Des courtiers qui ont fait affaire avec la vedette de l’émission Numéro 1 à CASA Christine Girouard lors d’une surenchère avaient trouvé « bizarre » le contexte de leur transaction avec elle et ont porté plainte à l’OACIQ à la suite de la diffusion de l’enquête de La Presse.

Au deuxième jour des audiences disciplinaires des courtiers Christine Girouard et Jonathan Dauphinais-Fortin, son conjoint, une courtière immobilière a raconté dans quelles circonstances elle avait subi le présumé stratagème frauduleux des deux courtiers de Repentigny.

La courtière représentait des clients qui voulaient acheter une propriété vendue par Christine Girouard. Après avoir déposé une promesse d’achat, elle a raconté que la courtière vedette l’avait appelée pour lui dire qu’une offre plus élevée était sur la table.

« Comme j’étais un courtier du secteur, qu’on se connaissait un peu et qu’elle préférait faire la transaction avec moi, elle m’a demandé si mes clients étaient prêts à augmenter un peu leur prix », a expliqué cette courtière au comité.

Selon les promesses d’achat que La Presse a obtenues lors de son enquête, l’offre de cette courtière était dans les faits la plus élevée des trois promesses reçues pour cette propriété vendue par Mme Girouard.

L’offre plus élevée n’existait pas

La deuxième promesse d’achat était 2000 $ plus basse que celle de cette courtière. La troisième offrait au moins 100 000 $ de moins.

Cette promesse d’achat largement inférieure a d’ailleurs été présentée par le courtier Jonathan Dauphinais-Fortin, alors employé de Mme Girouard. M. Dauphinais-Fortin a rédigé le document en inscrivant comme acheteur le nom de son ami de longue date qui n’avait pas visité ladite propriété.

Plutôt que de bonifier l’offre de ses clients, la courtière qui a témoigné devant le comité mardi à Brossard a demandé à Mme Girouard d’arriver avec une contre-offre de ses vendeurs. Or, elle n’a pas compris pour quelle raison cette contre-offre était plusieurs dizaines de milliers de dollars plus élevée que le prix demandé et sa première offre.

« Vu qu’on avait regardé les comparatifs vendus, mon conseil a été de refuser la contre-proposition des vendeurs », a-t-elle expliqué.

Quelques jours plus tard, lorsqu’elle décide de vérifier le prix de vente ferme de la propriété, la courtière est étonnée de constater qu’elle n’est pas vendue.

C’est bizarre que l’autre promesse d’achat n’ait pas été acceptée, parce qu’elle était quand même supérieure.

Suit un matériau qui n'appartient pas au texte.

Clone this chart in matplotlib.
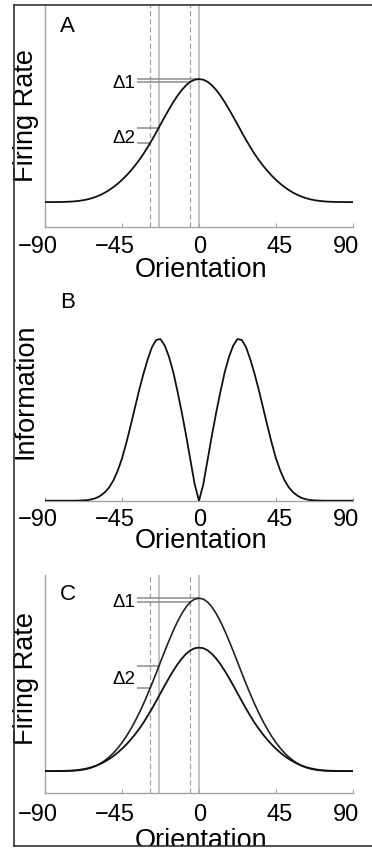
#!/usr/bin/env python3
# -*- coding: utf-8 -*-
"""
Tres paineis empilhados: curva de sintonia (A), informacao (B) e
curva de sintonia com ganho maior (C). Salva out.png.
"""
import numpy as np
import matplotlib
matplotlib.use("Agg")
import matplotlib.pyplot as plt
from matplotlib.lines import Line2D
from matplotlib.transforms import Bbox, TransformedBbox, ScaledTranslation, offset_copy

plt.rcParams["font.family"] = ["Liberation Sans", "DejaVu Sans"]

# orientacao (graus)
ORIENT = [-90, -87.5, -85, -82.5, -80, -77.5, -75, -72.5, -70, -67.5, -65, -62.5,
          -60, -57.5, -55, -52.5, -50, -47.5, -45, -42.5, -40, -37.5, -35, -32.5,
          -30, -27.5, -25, -22.5, -20, -17.5, -15, -12.5, -10, -7.5, -5, -2.5,
          0, 2.5, 5, 7.5, 10, 12.5, 15, 17.5, 20, 22.5, 25, 27.5, 30, 32.5, 35,
          37.5, 40, 42.5, 45, 47.5, 50, 52.5, 55, 57.5, 60, 62.5, 65, 67.5, 70,
          72.5, 75, 77.5, 80, 82.5, 85, 87.5, 90]

# taxa de disparo (painel A e curva baixa do painel C)
RATE_A = [1.000, 1.000, 1.001, 1.003, 1.006, 1.011, 1.019, 1.032, 1.051, 1.078,
          1.114, 1.161, 1.221, 1.295, 1.384, 1.489, 1.610, 1.748, 1.903, 2.075,
          2.265, 2.475, 2.705, 2.955, 3.235, 3.525, 3.835, 4.155, 4.470, 4.775,
          5.065, 5.330, 5.560, 5.750, 5.890, 5.975, 6.000, 5.975, 5.890, 5.750,
          5.560, 5.330, 5.065, 4.775, 4.470, 4.155, 3.835, 3.525, 3.235, 2.955,
          2.705, 2.475, 2.265, 2.075, 1.903, 1.748, 1.610, 1.489, 1.384, 1.295,
          1.221, 1.161, 1.114, 1.078, 1.051, 1.032, 1.019, 1.011, 1.006, 1.003,
          1.001, 1.000, 1.000]

# taxa de disparo com ganho maior (painel C)
RATE_C_HIGH = [1.000, 1.000, 1.000, 1.000, 1.000, 1.002, 1.007, 1.016, 1.031, 1.056,
               1.093, 1.146, 1.218, 1.312, 1.428, 1.568, 1.734, 1.928, 2.151, 2.404,
               2.687, 3.000, 3.343, 3.715, 4.115, 4.535, 4.969, 5.417, 5.858, 6.285,
               6.691, 7.062, 7.384, 7.650, 7.846, 7.965, 8.000, 7.965, 7.846, 7.650,
               7.384, 7.062, 6.691, 6.285, 5.858, 5.417, 4.969, 4.535, 4.115, 3.715,
               3.343, 3.000, 2.687, 2.404, 2.151, 1.928, 1.734, 1.568, 1.428, 1.312,
               1.218, 1.146, 1.093, 1.056, 1.031, 1.016, 1.007, 1.002, 1.000, 1.000,
               1.000, 1.000, 1.000]

# informacao (painel B)
INFO_B = [0, 0, 0, 0, 0, 0, 0, 0, 0.001, 0.002, 0.004, 0.009, 0.017, 0.031,
          0.052, 0.082, 0.125, 0.185, 0.26, 0.355, 0.46, 0.57, 0.68, 0.78, 0.87,
          0.945, 0.99, 0.995, 0.955, 0.885, 0.79, 0.67, 0.54, 0.40, 0.25, 0.10,
          0.0, 0.10, 0.25, 0.40, 0.54, 0.67, 0.79, 0.885, 0.955, 0.995, 0.99,
          0.945, 0.87, 0.78, 0.68, 0.57, 0.46, 0.355, 0.26, 0.185, 0.125, 0.082,
          0.052, 0.031, 0.017, 0.009, 0.004, 0.002, 0.001, 0, 0, 0, 0, 0, 0, 0, 0]

TICKS = [-90, -45, 0, 45, 90]
TICK_LABELS = ["\u221290", "\u221245", "0", "45", "90"]
TICK_SHIFT_PX = [-7, -7.5, 1, 4, -7]

SOLID_LINES = [-23.5, 0]
DASHED_LINES = [-28.5, -5]
DELTAS = [("\u03941", 0, -5), ("\u03942", -23.5, -28.5)]
DELTA_START = -36.2
DELTA_TEXT_X = -37.0

W, H = 372, 850
CINZA_EIXO = "#a4a4a4"
TAM_TICK = 17
TAM_ROTULO = 19.5


def rect_px(esq, topo, dir_, base):
    return [esq / W, 1 - base / H, (dir_ - esq) / W, (base - topo) / H]


def prepara_eixo(ax, ylim, esquerda=True):
    ax.set_xlim(-90, 90)
    ax.set_ylim(*ylim)
    for lado in ["top", "right"]:
        ax.spines[lado].set_visible(False)
    ax.spines["left"].set_visible(esquerda)
    for lado in ["left", "bottom"]:
        ax.spines[lado].set_color(CINZA_EIXO)
        ax.spines[lado].set_linewidth(1.0)
    ax.set_yticks([])
    ax.set_xticks(TICKS)
    ax.set_xticklabels([])
    ax.tick_params(axis="x", direction="in", length=3, width=0.8, color=CINZA_EIXO)
    ax.patch.set_visible(False)


def rotulos_x(ax, fig, pad_px):
    for t, lab, dx in zip(TICKS, TICK_LABELS, TICK_SHIFT_PX):
        tr = ax.get_xaxis_transform() + ScaledTranslation(dx / fig.dpi, -pad_px / fig.dpi,
                                                          fig.dpi_scale_trans)
        ax.text(t, 0, lab, transform=tr, ha="center", va="top", fontsize=TAM_TICK)


def linhas_deslocamento(ax):
    for x in SOLID_LINES:
        ax.axvline(x, color="#b2b2b2", lw=1.1, zorder=1)
    for x in DASHED_LINES:
        ax.axvline(x, color="#a0a0a0", lw=0.9, ls=(0, (4, 2.5)), zorder=1)


def marca_deltas(ax, curva, desce_px):
    for nome, x1, x2 in DELTAS:
        y1 = np.interp(x1, ORIENT, curva)
        y2 = np.interp(x2, ORIENT, curva)
        ax.hlines([y1, y2], DELTA_START, [x1, x2], color="#939393", lw=1.2, zorder=2)
        tr = offset_copy(ax.transData, fig=ax.figure, x=0, y=-desce_px, units="dots")
        ax.text(DELTA_TEXT_X, (y1 + y2) / 2, nome, transform=tr, ha="right",
                va="baseline", fontsize=13.5)


def letra(fig, txt, base_px):
    fig.text(60 / W, 1 - base_px / H, txt, ha="left", va="baseline", fontsize=16)


def main():
    fig = plt.figure(figsize=(W / 100, H / 100), dpi=100)

    # painel A
    ax = fig.add_axes(rect_px(45, 5, 353, 226.7))
    prepara_eixo(ax, (0, 9.01))
    linhas_deslocamento(ax)
    ax.plot(ORIENT, RATE_A, color="#111111", lw=1.3, zorder=3)
    marca_deltas(ax, RATE_A, 8)
    rotulos_x(ax, fig, 9.5)
    ax.set_ylabel("Firing Rate", fontsize=TAM_ROTULO)
    ax.yaxis.set_label_coords(-0.02, 0.5)
    ax.set_xlabel("Orientation", fontsize=TAM_ROTULO)
    ax.xaxis.set_label_coords(0.506, -0.137)
    letra(fig, "A", 31.7)

    # painel B
    ax = fig.add_axes(rect_px(45, 292, 353, 500.7))
    prepara_eixo(ax, (0, 1.285), esquerda=False)
    ax.plot(ORIENT, INFO_B, color="#111111", lw=1.3, zorder=3)
    rotulos_x(ax, fig, 8.5)
    ax.set_ylabel("Information", fontsize=TAM_ROTULO)
    ax.yaxis.set_label_coords(-0.02, 0.523)
    ax.set_xlabel("Orientation", fontsize=TAM_ROTULO)
    ax.xaxis.set_label_coords(0.506, -0.133)
    letra(fig, "B", 308.3)

    # painel C
    ax = fig.add_axes(rect_px(45, 575, 353, 793.3))
    prepara_eixo(ax, (0.1, 8.94))
    linhas_deslocamento(ax)
    ax.plot(ORIENT, RATE_C_HIGH, color="#222222", lw=1.2, zorder=3)
    ax.plot(ORIENT, RATE_A, color="#111111", lw=1.3, zorder=3)
    marca_deltas(ax, RATE_C_HIGH, 6.5)
    rotulos_x(ax, fig, 11)
    ax.set_ylabel("Firing Rate", fontsize=TAM_ROTULO)
    ax.yaxis.set_label_coords(-0.02, 0.526)
    xl = ax.set_xlabel("Orientation", fontsize=TAM_ROTULO)
    ax.xaxis.set_label_coords(0.506, -0.159)
    corte = TransformedBbox(Bbox.from_extents(0, 1 - 846 / H, 1, 1), fig.transFigure)
    xl.set_clip_box(corte)
    xl.set_clip_on(True)
    letra(fig, "C", 600)

    # moldura
    cor_moldura = "#333333"
    fig.add_artist(Line2D([14 / W, 14 / W], [1 - 5 / H, 1 - 846 / H],
                          transform=fig.transFigure, color=cor_moldura, lw=1.2))
    fig.add_artist(Line2D([14 / W, 1.0], [1 - 5 / H, 1 - 5 / H],
                          transform=fig.transFigure, color=cor_moldura, lw=1.2))
    fig.add_artist(Line2D([14 / W, 1.0], [1 - 846 / H, 1 - 846 / H],
                          transform=fig.transFigure, color=cor_moldura, lw=1.2))

    fig.savefig("out.png", dpi=100)
    plt.close(fig)


if __name__ == "__main__":
    main()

Une courtière ayant fait affaire avec Christine Girouard

C’est seulement en lisant l’article de La Presse plusieurs mois plus tard qu’elle fait le rapprochement et décide de porter plainte à l’OACIQ « pour la crédibilité des courtiers du Québec ».

« J’avais peur que mes clients que je représentais pensent que j’étais impliquée dans une magouille quelconque. »

Le courtier qui a fait la deuxième promesse d’achat au nom de ses clients avait lui aussi eu la puce à l’oreille. « J’ai vu que la maison n’avait pas été vendue et je trouvais ça bizarre », a-t-il déclaré.

Au cours des jours suivant sa collaboration avec Mme Girouard, il a même rédigé des notes relatant le fil des évènements dans le but de déposer une plainte.

« J’ai vu que ce n’était pas normal, les évènements qui étaient arrivés et la façon dont ça avait été géré », a soutenu le courtier lors de l’audience.

Un marché « spectaculaire »

Les quatre courtiers, qui ont témoigné mardi, ont décrit le contexte de surchauffe qui affligeait le marché immobilier de 2021 et de 2022, le qualifiant de « réactif », « en feu » et « spectaculaire ».

Ces quatre témoins ont aussi expliqué au comité l’impact psychologique des offres multiples sur un acheteur, notamment que le fait de savoir qu’un autre s’ajoute dans la course l’incite à offrir plus d’argent pour gagner les enchères.

Le comité de discipline a prévu deux semaines d’audiences, du 25 septembre au 6 octobre, pour déterminer si les deux intimés sont coupables des faits qui leur sont reprochés. Selon le syndic, la preuve est suffisante pour démontrer que Christine Girouard et Jonathan Dauphinais-Fortin ont mis en place un stratagème frauduleux visant à inciter des acheteurs à bonifier leur promesse d’achat initiale en soumettant une promesse d’achat bidon à des vendeurs.